Thursday, January 03, 2008

Tribalism, Osama bin Laden & Waziristan

Stanley Kurtz> has an outstanding piece on the WSJ opinion page concerning Akbar Ahmed's perspectives on tribalism & Waziristan.

A.S. Ahmed wrote an early book The Tribal Areas recounting his experience in the N.W. Frontier Province. I haven't read that book, but James W. Spain, former US Ambassador to Sri Lanka, whom I worked with in the '80s and who gave me a copy of his book The Way of the Pathans[which he kindly inscribed to me "To David Mangan, another frontier devotee"] mentions Sir Olaf Caroe as the best expert who wrote on the subject. I was lucky enough to find his map-filled masterpieceThe Pathans: 550BC-1957AD, whose original St. Martin Press 1958 edition I was lucky enough to buy in an old London book shop. It is absolutely absorbing on Waziristan, and has great trivia, such as the fact that Airman Shaw [AKA Lawrence of Arabia] was stationed at Miranshah airfield deep in Wazir territory, living as usual on the margins of imperial destiny, in the late '20s, early '30s. Caroe spoke the Wazir & Mahsud dialects fluently and endlessly discusses fine points of the various dialects.

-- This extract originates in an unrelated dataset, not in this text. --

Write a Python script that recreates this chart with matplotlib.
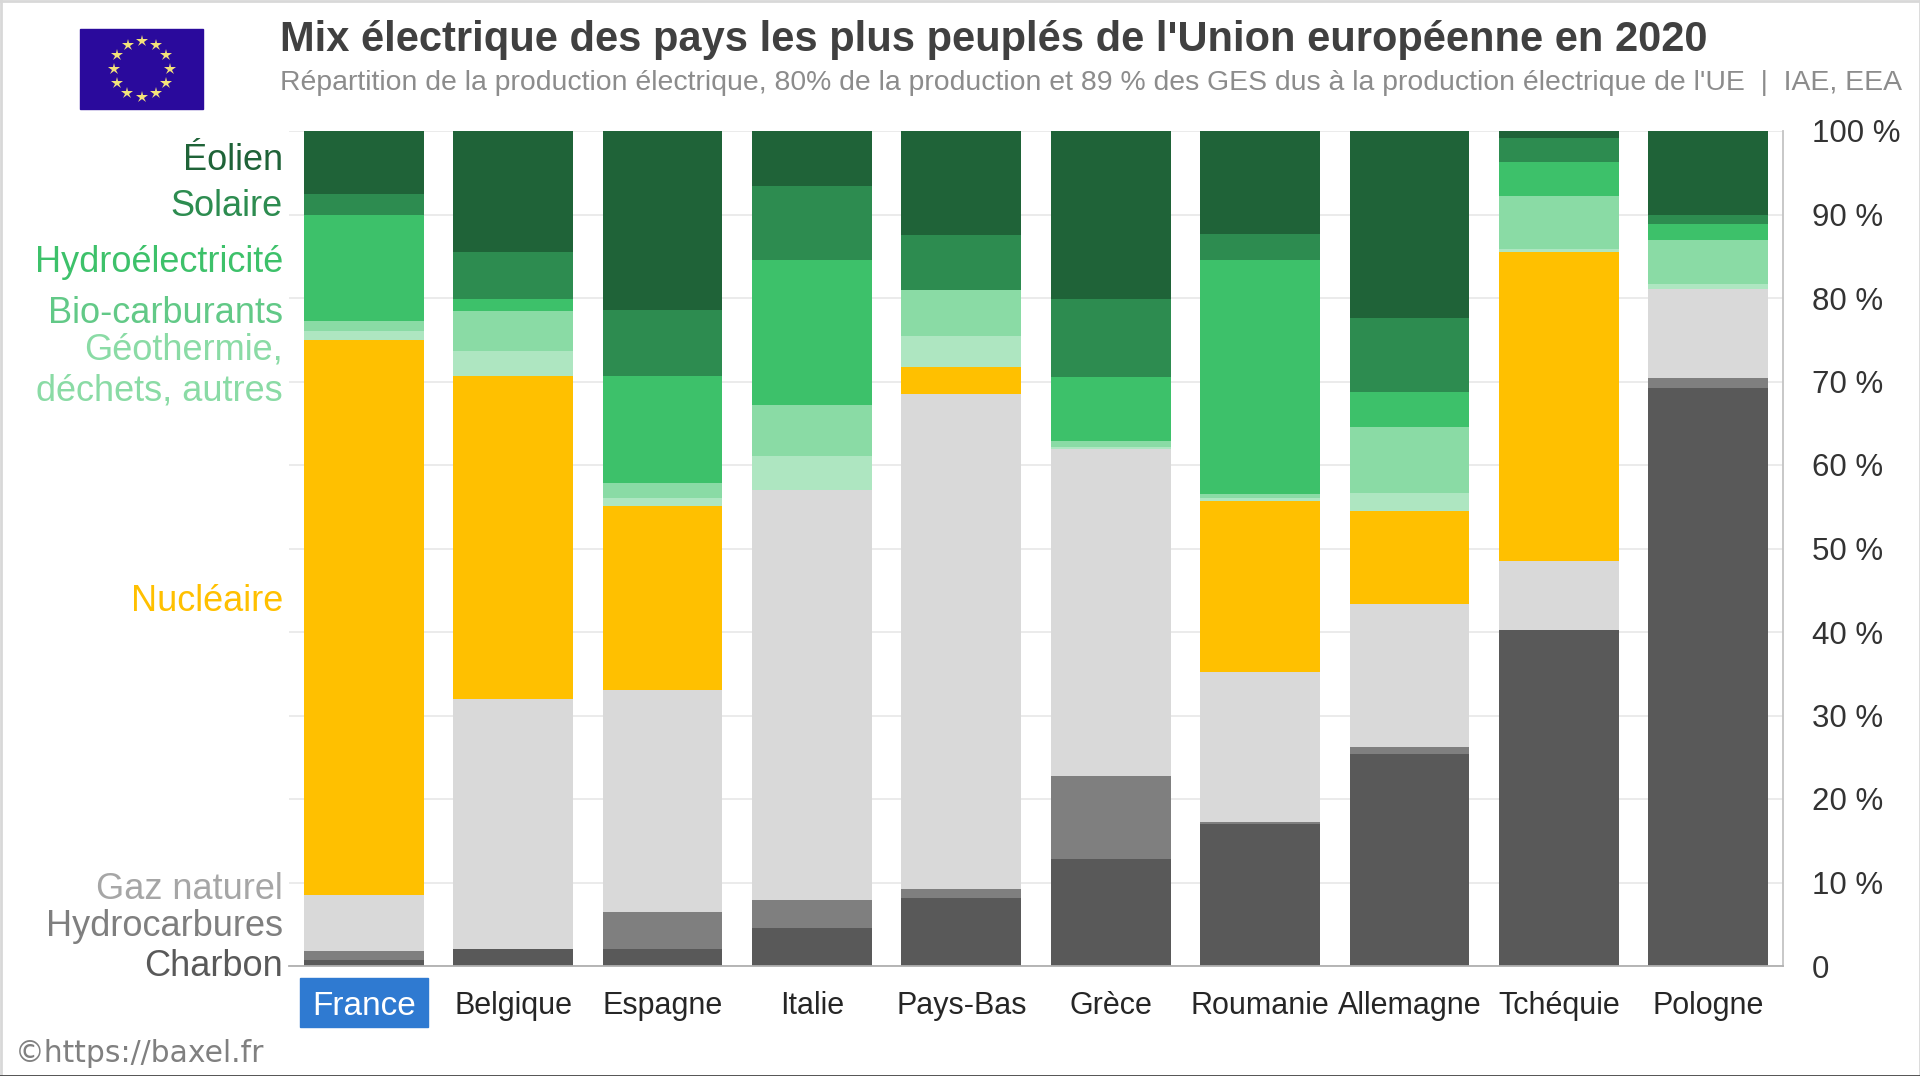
import numpy as np
import matplotlib

matplotlib.use("Agg")
import matplotlib.pyplot as plt
from matplotlib.patches import Rectangle
from matplotlib.transforms import IdentityTransform, blended_transform_factory

W, H = 1920, 1076

countries = ["France", "Belgique", "Espagne", "Italie", "Pays-Bas", "Grèce",
             "Roumanie", "Allemagne", "Tchéquie", "Pologne"]

# shares in %, bottom to top of the stack
charbon = [0.7, 2.05, 2.05, 4.5, 8.1, 12.8, 17.0, 25.4, 40.2, 69.2]
hydrocarbures = [1.1, 0.0, 4.4, 3.4, 1.1, 9.9, 0.3, 0.8, 0.0, 1.2]
gaz = [6.7, 29.95, 26.55, 49.1, 59.3, 39.2, 17.9, 17.2, 8.3, 10.7]
nucleaire = [66.5, 38.7, 22.1, 0.0, 3.2, 0.0, 20.5, 11.1, 37.0, 0.0]
geothermie = [1.0, 2.9, 0.9, 4.1, 3.8, 0.3, 0.3, 2.2, 0.4, 0.6]
biocarburants = [1.3, 4.8, 1.8, 6.1, 5.4, 0.7, 0.5, 7.8, 6.3, 5.3]
hydro = [12.6, 1.5, 12.9, 17.3, 0.0, 7.6, 28.1, 4.3, 4.1, 1.9]
solaire = [2.5, 5.6, 7.9, 8.9, 6.6, 9.4, 3.1, 8.8, 2.9, 1.0]
eolien = [7.6, 14.5, 21.4, 6.6, 12.5, 20.1, 12.3, 22.4, 0.9, 10.1]

series = [charbon, hydrocarbures, gaz, nucleaire, geothermie, biocarburants,
          hydro, solaire, eolien]
colors = ["#595959", "#7f7f7f", "#d9d9d9", "#ffc000", "#aee6c1", "#8adba5",
          "#3dc16a", "#2d8c50", "#1f6338"]

# label text, y position in axis units, colour
labels = [
    ("Éolien", 96.5, "#1f6338"),
    ("Solaire", 91.0, "#2d8c50"),
    ("Hydroélectricité", 84.3, "#3dc16a"),
    ("Bio-carburants", 78.1, "#62c987"),
    ("Géothermie,\ndéchets, autres", 71.3, "#8adba5"),
    ("Nucléaire", 43.7, "#ffc000"),
    ("Gaz naturel", 9.2, "#a6a6a6"),
    ("Hydrocarbures", 4.7, "#7f7f7f"),
    ("Charbon", 0.0, "#595959"),
]

plt.rcParams["font.family"] = ["Liberation Sans", "DejaVu Sans"]

fig = plt.figure(figsize=(W / 100, H / 100), dpi=100)
ax = fig.add_axes([289 / W, 1 - 966 / H, (1783 - 289) / W, (966 - 131) / H])
ax.patch.set_alpha(0)

x = np.arange(len(countries))
bottom = np.zeros(len(countries))
for values, color in zip(series, colors):
    ax.bar(x, values, 0.803, bottom=bottom, color=color, linewidth=0, zorder=2)
    bottom += np.array(values)

ax.set_xlim(-0.5, 9.5)
ax.set_ylim(0, 100)
ax.yaxis.tick_right()
ax.set_yticks(range(0, 101, 10))
ax.set_yticklabels(["0"] + [f"{v} %" for v in range(10, 101, 10)])
ax.set_xticks(x)
ax.set_xticklabels(countries)
ax.tick_params(axis="y", length=0, pad=21, labelsize=22.5, labelcolor="#333333")
ax.tick_params(axis="x", length=0, pad=18, labelsize=22, labelcolor="#262626")
ax.get_xticklabels()[0].set_color("white")
ax.get_xticklabels()[0].set_fontsize(24)
ax.grid(axis="y", color="#e9e9e9", linewidth=1.3, zorder=0)
ax.set_axisbelow(True)
for side in ["top", "left"]:
    ax.spines[side].set_visible(False)
ax.spines["right"].set_color("#c4c4c4")
ax.spines["bottom"].set_color("#b0b0b0")
ax.spines["right"].set_linewidth(1.3)
ax.spines["bottom"].set_linewidth(1.3)

# x in pixels, y in axis units
label_trans = blended_transform_factory(IdentityTransform(), ax.transData)
for text, y, color in labels:
    ax.text(283, y, text, transform=label_trans, ha="right", va="center",
            fontsize=26, color=color, linespacing=1.245)

# blue box behind the first country
fig.add_artist(Rectangle((300 / W, 1 - 1027 / H), 128 / W, 49 / H,
                         transform=fig.transFigure, color="#2f7ad1", zorder=-1))

# flag
fig.add_artist(Rectangle((80 / W, 1 - 109 / H), 123 / W, 80 / H,
                         transform=fig.transFigure, color="#2a0a9c", zorder=1))
angles = np.deg2rad(np.arange(0, 360, 30))
fig.add_artist(plt.Line2D((141.5 + 28 * np.cos(angles)) / W,
                          (1 - (69 - 28 * np.sin(angles)) / H),
                          transform=fig.transFigure, linestyle="none", marker="*",
                          markersize=9, color="#f4e27a", markeredgewidth=0, zorder=2))

fig.text(280 / W, 1 - 40.5 / H, "Mix électrique des pays les plus peuplés de l'Union européenne en 2020",
         fontsize=30, fontweight="bold", color="#404040", ha="left", va="center")
fig.text(280 / W, 1 - 82.5 / H,
         "Répartition de la production électrique, 80% de la production et 89 % des GES dus à la production électrique de l'UE  |  IAE, EEA",
         fontsize=20.45, color="#8c8c8c", ha="left", va="center")
fig.text(15 / W, 1 - 1053 / H, "©https://baxel.fr", fontsize=21.4, color="#808080",
         family="DejaVu Sans", ha="left", va="center")

# picture frame
fig.add_artist(plt.Line2D([0.5 / W, 0.5 / W], [0, 1], color="#d8d8d8", linewidth=2))
fig.add_artist(plt.Line2D([0, 1], [1 - 0.5 / H, 1 - 0.5 / H], color="#d8d8d8", linewidth=2))
fig.add_artist(plt.Line2D([1 - 0.5 / W, 1 - 0.5 / W], [0, 1], color="#d8d8d8", linewidth=2))
fig.add_artist(plt.Line2D([0, 1], [0.5 / H, 0.5 / H], color="#444444", linewidth=2))

fig.savefig("out.png", dpi=100)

Back to Stanley Kurtz & his discussion of A.S. Ahmed's works and positive take on approaches to Islam.
Foreign journalists are now banned in Waziristan, and most local reporters have fled in fear for their lives. Because scholars have long neglected this famously inhospitable region, Waziristan remains a dark spot, and America remains proportionately ignorant of the forces we confront in the terror war. Yet an extraordinary if neglected window onto the inner workings of life in Waziristan does exist--a modern book, with deep roots in the area's colonial past.

The British solution in Waziristan was to rule indirectly, through sympathetic tribal maliks (elders), who received preferred treatment and financial support. By treaty and tradition, the laws of what was then British India governed only 100 yards on either side of Waziristan's main roads. Beyond that, the maliks and tribal custom ruled. Yet Britain did post a representative in Waziristan, a "political agent" or "P.A.," whose headquarters was protected by an elite military force, and who enjoyed extraordinary powers to reward cooperative maliks and to punish offenders. The political agent was authorized to arrest and jail the male kin of miscreants on the run (particularly important given the organization of Waziristan's tribes around male descent groups). And in special cases, the political agent could blockade and even destroy entire settlements. After achieving independence in 1947, Pakistan followed this British scheme, indirectly governing its many tribal "agencies" and posting P.A.s who enjoyed the same extraordinary powers as under the British.

Actually, several windows into the region, including diplomat Jim Spain's who still lives in DC and Caroe's masterpiece, give perspecgtive, but Kurtz obviously likes his fellow academe Akbar Ahmed. But despite his admiration, Kurtz ends thus:
In a sense, global Islam is now Waziristan writ large. Mr. Ahmed rightly spots tribal themes of honor and solidarity throughout the Muslim world--even in places where tribal social organization per se has receded. Literally and figuratively, Waziristan now seeks to awaken the tribal jihadist side of the global Muslim soul. This has effectively thrust the leaders of the Western world into the role of British and Pakistani P.A.s (a famously exhausting job, Mr. Ahmed reminds us). With technological advance having placed once-distant threats at our doorstep, the West may soon resemble South Waziristan's perpetually besieged encampment at Wana. Perhaps it already does. Yet Waziristan was ruled indirectly, without ordinary law or policing. Preventing terror plots and the development of weapons of mass destruction requires a more active hand.

Muslim society will have to reform far more profoundly than Akbar Ahmed concedes if the worst is to be avoided. Our best option may be to reintroduce somehow the Aligarh University tradition of liberal learning and merit-based employment (independent of kinship ties) to the Muslim world. With our strategy in Iraq now reinforcing tribalism, the obvious front to try this is Europe, where concerted efforts must be made to assimilate Muslims to Western values. Globalization may then work for us, as cultural changes bounce back to the Middle East.

Even in the best case, we face a long-term struggle. Simmering tensions between modernity and Muslim social life are coming to a head. Yet all our present recent schemes are patchwork. And someday, perhaps at the peak of a post-emergency civil war between the army and the Islamists in Pakistan, the military steamroller may be called upon to settle the Waziristan problem once and for all. Who knows if, even then, it will work.

Obama's off-the-cuff solution that US military should march into Waziristan just won't cut it, and the complexity of the problems defies any simple solutions.